GPU floor() Bugs 🤖, C# Books 📚, Mewgenics Internals 🐱

May 24, 2026

⚙️ Deep Dives into Engine Internals

The Surprising Non-Determinism of floor() on GPUs (and How to Fix It)

A tiny subnormal float exposes a big problem in GPU math: floor(-1.1754939e-38) can be -1.0 on CPU but -0.0 on GPU. This post explains how denormals work, why many GPUs flush them for performance, and how that breaks assumptions about floor/ceil behavior and cross-platform determinism. Using real tests across Nvidia, Intel, and AMD hardware, the author maps the differences. He then offers deterministic HLSL replacements for floor and ceil that preserve denormals via bit-level checks.
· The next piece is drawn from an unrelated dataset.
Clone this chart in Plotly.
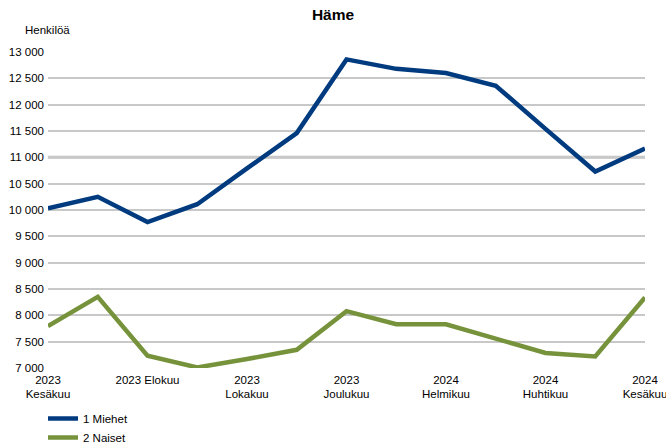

Optimizing a 200‑Hero RPG: Inside Godforge’s Unity Performance Overhaul

In this Unity case study, Godforge’s creators reveal the optimization tactics behind their visually rich, hero-collector RPG. By aggressively tuning assets, standardizing mipmaps, and consolidating over 200 hero portraits into atlases, they massively improved loading times and slashed memory usage from 4 GB to 1.3 GB. Unity’s tools helped them reduce shader variants by 76% and increase FPS by 57%, even with scenes pushing around a million polygons. Smart use of Addressables and device-specific quality profiles keeps the game performant across a wide hardware range.

📚 Leveling Up Your Dev Craft

5 Advanced Books Every Unity & C# Indie Dev Should Own

Aimed at intermediate and advanced Unity devs, this video curates five heavyweight books that go far beyond beginner tutorials. You’ll discover a gold-standard math reference, a “Bible” of game engine architecture, and two complementary AI books that teach both believable behavior and hands-on techniques like pathfinding and team AI. It also recommends the “Pro C#” series as your main reference for mastering modern language features. The creator explains why these older titles still offer timeless, practical insights.

Macros, Fuzzers, and 250K Lines: How Mewgenics Actually Runs

Indie dev Tyler Glaiel cracks open Mewgenics’ C++ guts in a candid live code review, covering everything from his entity/component architecture and macro-based pseudo-reflection to custom allocators and Flash-style rendering. He explains how a 6-year project built on 15-year-old engine code actually holds together, and why some “disgusting” macros pay off in cleaner gameplay code. Along the way, he dives into frame pacing headaches, brute-force tactical AI, and an in-engine fuzz tester that stress-tests the entire game overnight.